— Goal of the exercise —
Without the pictures, set down every line of the data exactly.

— Provided entries —
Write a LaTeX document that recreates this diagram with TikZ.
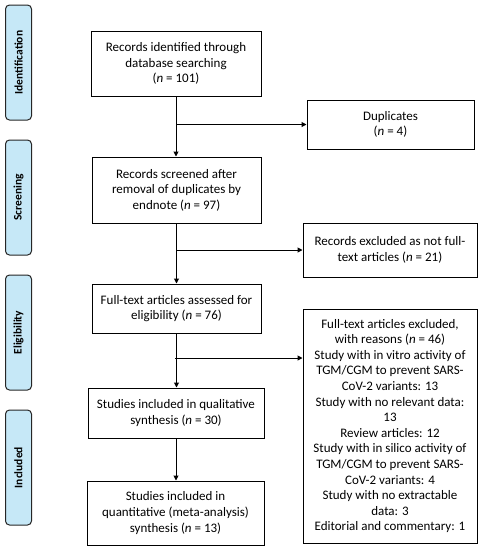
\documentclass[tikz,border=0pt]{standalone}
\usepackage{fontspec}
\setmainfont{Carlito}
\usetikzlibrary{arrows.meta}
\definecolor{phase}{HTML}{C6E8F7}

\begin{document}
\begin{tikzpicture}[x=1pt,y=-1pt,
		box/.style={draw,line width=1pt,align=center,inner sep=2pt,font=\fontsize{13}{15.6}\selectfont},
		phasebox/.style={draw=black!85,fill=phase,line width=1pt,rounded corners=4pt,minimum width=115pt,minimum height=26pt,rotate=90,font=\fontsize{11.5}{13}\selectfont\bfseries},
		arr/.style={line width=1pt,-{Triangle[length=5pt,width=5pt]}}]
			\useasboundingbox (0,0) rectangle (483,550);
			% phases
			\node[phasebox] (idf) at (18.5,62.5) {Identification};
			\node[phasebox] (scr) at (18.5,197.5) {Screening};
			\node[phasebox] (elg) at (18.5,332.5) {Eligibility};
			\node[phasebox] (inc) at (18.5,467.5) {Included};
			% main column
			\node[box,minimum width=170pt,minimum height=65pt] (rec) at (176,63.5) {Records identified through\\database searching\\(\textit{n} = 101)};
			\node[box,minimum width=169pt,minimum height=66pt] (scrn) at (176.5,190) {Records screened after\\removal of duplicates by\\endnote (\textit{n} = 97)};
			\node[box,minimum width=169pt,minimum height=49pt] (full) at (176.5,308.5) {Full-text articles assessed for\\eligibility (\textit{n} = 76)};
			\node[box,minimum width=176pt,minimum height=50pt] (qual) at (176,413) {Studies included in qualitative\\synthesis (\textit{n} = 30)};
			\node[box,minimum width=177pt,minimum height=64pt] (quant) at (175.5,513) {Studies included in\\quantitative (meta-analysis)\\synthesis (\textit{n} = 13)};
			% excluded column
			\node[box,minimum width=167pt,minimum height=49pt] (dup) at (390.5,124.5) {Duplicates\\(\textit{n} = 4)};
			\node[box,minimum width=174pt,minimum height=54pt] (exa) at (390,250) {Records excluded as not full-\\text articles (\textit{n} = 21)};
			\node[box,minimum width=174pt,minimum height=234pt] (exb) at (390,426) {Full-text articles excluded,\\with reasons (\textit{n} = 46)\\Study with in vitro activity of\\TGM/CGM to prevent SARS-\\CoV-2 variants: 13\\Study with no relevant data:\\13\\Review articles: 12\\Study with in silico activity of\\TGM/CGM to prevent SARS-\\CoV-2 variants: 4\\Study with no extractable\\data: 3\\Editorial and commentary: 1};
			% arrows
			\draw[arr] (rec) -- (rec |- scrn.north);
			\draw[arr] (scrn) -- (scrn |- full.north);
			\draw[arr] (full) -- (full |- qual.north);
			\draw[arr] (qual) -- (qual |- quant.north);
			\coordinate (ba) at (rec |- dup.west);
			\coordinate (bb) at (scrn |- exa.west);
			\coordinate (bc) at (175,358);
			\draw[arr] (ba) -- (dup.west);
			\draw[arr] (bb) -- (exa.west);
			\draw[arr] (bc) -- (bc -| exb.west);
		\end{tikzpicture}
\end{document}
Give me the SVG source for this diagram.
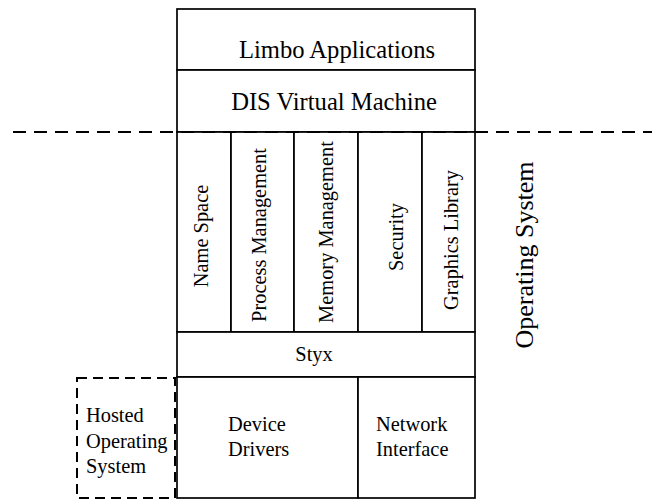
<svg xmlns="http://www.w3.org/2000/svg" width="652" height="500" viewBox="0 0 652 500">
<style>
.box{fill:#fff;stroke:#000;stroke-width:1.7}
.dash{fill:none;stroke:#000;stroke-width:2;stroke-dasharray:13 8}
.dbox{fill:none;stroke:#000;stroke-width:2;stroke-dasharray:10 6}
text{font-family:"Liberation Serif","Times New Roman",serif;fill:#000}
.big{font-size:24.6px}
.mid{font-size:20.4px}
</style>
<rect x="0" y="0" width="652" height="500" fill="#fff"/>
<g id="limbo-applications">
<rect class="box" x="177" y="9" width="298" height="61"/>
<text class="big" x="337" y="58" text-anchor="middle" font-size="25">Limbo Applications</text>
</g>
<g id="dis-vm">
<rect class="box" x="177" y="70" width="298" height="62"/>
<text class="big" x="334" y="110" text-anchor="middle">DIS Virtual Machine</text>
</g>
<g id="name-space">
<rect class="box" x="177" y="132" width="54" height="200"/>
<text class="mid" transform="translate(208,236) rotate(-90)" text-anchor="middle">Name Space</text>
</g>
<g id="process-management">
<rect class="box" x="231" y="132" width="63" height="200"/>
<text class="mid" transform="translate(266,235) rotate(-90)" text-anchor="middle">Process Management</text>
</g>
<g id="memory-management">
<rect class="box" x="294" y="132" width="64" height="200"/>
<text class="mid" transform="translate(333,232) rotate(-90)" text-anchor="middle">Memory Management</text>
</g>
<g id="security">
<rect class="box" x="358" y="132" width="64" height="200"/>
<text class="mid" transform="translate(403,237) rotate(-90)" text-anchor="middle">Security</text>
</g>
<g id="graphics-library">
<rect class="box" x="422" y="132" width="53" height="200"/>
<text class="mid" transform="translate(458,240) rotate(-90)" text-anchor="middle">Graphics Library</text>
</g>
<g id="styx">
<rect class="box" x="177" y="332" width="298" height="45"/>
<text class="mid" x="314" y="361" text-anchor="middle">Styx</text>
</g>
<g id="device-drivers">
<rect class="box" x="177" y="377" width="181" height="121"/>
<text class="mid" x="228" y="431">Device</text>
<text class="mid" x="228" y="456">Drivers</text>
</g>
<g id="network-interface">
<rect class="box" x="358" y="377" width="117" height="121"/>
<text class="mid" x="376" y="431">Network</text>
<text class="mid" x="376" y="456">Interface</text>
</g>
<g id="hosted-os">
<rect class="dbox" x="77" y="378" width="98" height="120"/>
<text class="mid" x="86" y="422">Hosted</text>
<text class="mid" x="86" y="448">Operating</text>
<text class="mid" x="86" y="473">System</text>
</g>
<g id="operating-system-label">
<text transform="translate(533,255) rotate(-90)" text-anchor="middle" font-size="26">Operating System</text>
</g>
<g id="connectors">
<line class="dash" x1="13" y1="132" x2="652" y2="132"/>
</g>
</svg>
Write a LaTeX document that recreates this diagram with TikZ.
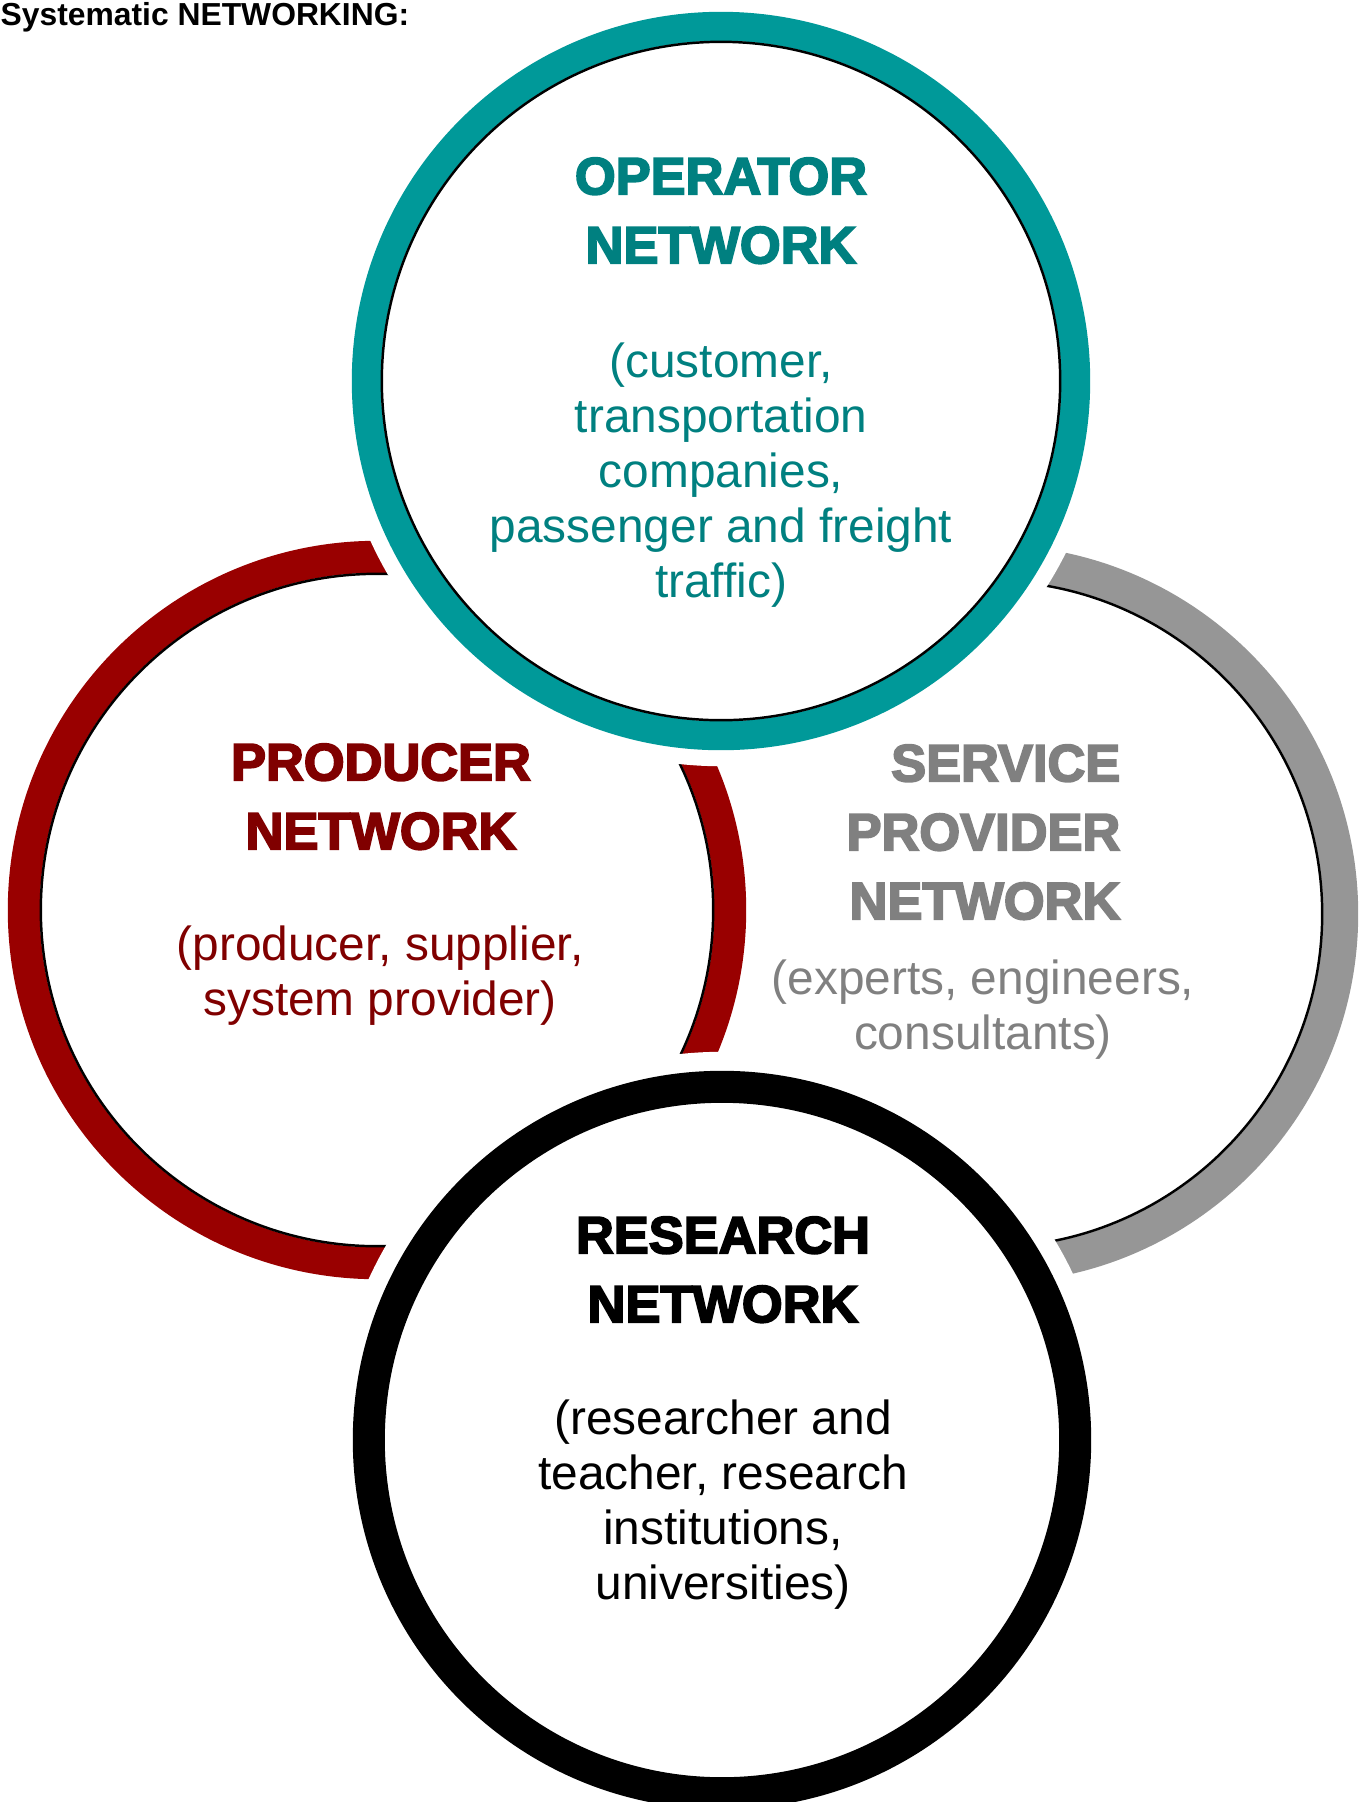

— Result —
Write a LaTeX document that recreates this diagram with TikZ.
\documentclass[tikz,border=0pt]{standalone}
\usepackage{fontspec}
\setmainfont{Carlito}
\usetikzlibrary{arrows.meta}
\definecolor{phase}{HTML}{C6E8F7}

\begin{document}
\begin{tikzpicture}[x=1pt,y=-1pt,
		box/.style={draw,line width=1pt,align=center,inner sep=2pt,font=\fontsize{13}{15.6}\selectfont},
		phasebox/.style={draw=black!85,fill=phase,line width=1pt,rounded corners=4pt,minimum width=115pt,minimum height=26pt,rotate=90,font=\fontsize{11.5}{13}\selectfont\bfseries},
		arr/.style={line width=1pt,-{Triangle[length=5pt,width=5pt]}}]
			\useasboundingbox (0,0) rectangle (483,550);
			% phases
			\node[phasebox] (idf) at (18.5,62.5) {Identification};
			\node[phasebox] (scr) at (18.5,197.5) {Screening};
			\node[phasebox] (elg) at (18.5,332.5) {Eligibility};
			\node[phasebox] (inc) at (18.5,467.5) {Included};
			% main column
			\node[box,minimum width=170pt,minimum height=65pt] (rec) at (176,63.5) {Records identified through\\database searching\\(\textit{n} = 101)};
			\node[box,minimum width=169pt,minimum height=66pt] (scrn) at (176.5,190) {Records screened after\\removal of duplicates by\\endnote (\textit{n} = 97)};
			\node[box,minimum width=169pt,minimum height=49pt] (full) at (176.5,308.5) {Full-text articles assessed for\\eligibility (\textit{n} = 76)};
			\node[box,minimum width=176pt,minimum height=50pt] (qual) at (176,413) {Studies included in qualitative\\synthesis (\textit{n} = 30)};
			\node[box,minimum width=177pt,minimum height=64pt] (quant) at (175.5,513) {Studies included in\\quantitative (meta-analysis)\\synthesis (\textit{n} = 13)};
			% excluded column
			\node[box,minimum width=167pt,minimum height=49pt] (dup) at (390.5,124.5) {Duplicates\\(\textit{n} = 4)};
			\node[box,minimum width=174pt,minimum height=54pt] (exa) at (390,250) {Records excluded as not full-\\text articles (\textit{n} = 21)};
			\node[box,minimum width=174pt,minimum height=234pt] (exb) at (390,426) {Full-text articles excluded,\\with reasons (\textit{n} = 46)\\Study with in vitro activity of\\TGM/CGM to prevent SARS-\\CoV-2 variants: 13\\Study with no relevant data:\\13\\Review articles: 12\\Study with in silico activity of\\TGM/CGM to prevent SARS-\\CoV-2 variants: 4\\Study with no extractable\\data: 3\\Editorial and commentary: 1};
			% arrows
			\draw[arr] (rec) -- (rec |- scrn.north);
			\draw[arr] (scrn) -- (scrn |- full.north);
			\draw[arr] (full) -- (full |- qual.north);
			\draw[arr] (qual) -- (qual |- quant.north);
			\coordinate (ba) at (rec |- dup.west);
			\coordinate (bb) at (scrn |- exa.west);
			\coordinate (bc) at (175,358);
			\draw[arr] (ba) -- (dup.west);
			\draw[arr] (bb) -- (exa.west);
			\draw[arr] (bc) -- (bc -| exb.west);
		\end{tikzpicture}
\end{document}
Give me the SVG source for this diagram.
<svg xmlns="http://www.w3.org/2000/svg" width="652" height="500" viewBox="0 0 652 500">
<style>
.box{fill:#fff;stroke:#000;stroke-width:1.7}
.dash{fill:none;stroke:#000;stroke-width:2;stroke-dasharray:13 8}
.dbox{fill:none;stroke:#000;stroke-width:2;stroke-dasharray:10 6}
text{font-family:"Liberation Serif","Times New Roman",serif;fill:#000}
.big{font-size:24.6px}
.mid{font-size:20.4px}
</style>
<rect x="0" y="0" width="652" height="500" fill="#fff"/>
<g id="limbo-applications">
<rect class="box" x="177" y="9" width="298" height="61"/>
<text class="big" x="337" y="58" text-anchor="middle" font-size="25">Limbo Applications</text>
</g>
<g id="dis-vm">
<rect class="box" x="177" y="70" width="298" height="62"/>
<text class="big" x="334" y="110" text-anchor="middle">DIS Virtual Machine</text>
</g>
<g id="name-space">
<rect class="box" x="177" y="132" width="54" height="200"/>
<text class="mid" transform="translate(208,236) rotate(-90)" text-anchor="middle">Name Space</text>
</g>
<g id="process-management">
<rect class="box" x="231" y="132" width="63" height="200"/>
<text class="mid" transform="translate(266,235) rotate(-90)" text-anchor="middle">Process Management</text>
</g>
<g id="memory-management">
<rect class="box" x="294" y="132" width="64" height="200"/>
<text class="mid" transform="translate(333,232) rotate(-90)" text-anchor="middle">Memory Management</text>
</g>
<g id="security">
<rect class="box" x="358" y="132" width="64" height="200"/>
<text class="mid" transform="translate(403,237) rotate(-90)" text-anchor="middle">Security</text>
</g>
<g id="graphics-library">
<rect class="box" x="422" y="132" width="53" height="200"/>
<text class="mid" transform="translate(458,240) rotate(-90)" text-anchor="middle">Graphics Library</text>
</g>
<g id="styx">
<rect class="box" x="177" y="332" width="298" height="45"/>
<text class="mid" x="314" y="361" text-anchor="middle">Styx</text>
</g>
<g id="device-drivers">
<rect class="box" x="177" y="377" width="181" height="121"/>
<text class="mid" x="228" y="431">Device</text>
<text class="mid" x="228" y="456">Drivers</text>
</g>
<g id="network-interface">
<rect class="box" x="358" y="377" width="117" height="121"/>
<text class="mid" x="376" y="431">Network</text>
<text class="mid" x="376" y="456">Interface</text>
</g>
<g id="hosted-os">
<rect class="dbox" x="77" y="378" width="98" height="120"/>
<text class="mid" x="86" y="422">Hosted</text>
<text class="mid" x="86" y="448">Operating</text>
<text class="mid" x="86" y="473">System</text>
</g>
<g id="operating-system-label">
<text transform="translate(533,255) rotate(-90)" text-anchor="middle" font-size="26">Operating System</text>
</g>
<g id="connectors">
<line class="dash" x1="13" y1="132" x2="652" y2="132"/>
</g>
</svg>
Write a LaTeX document that recreates this diagram with TikZ.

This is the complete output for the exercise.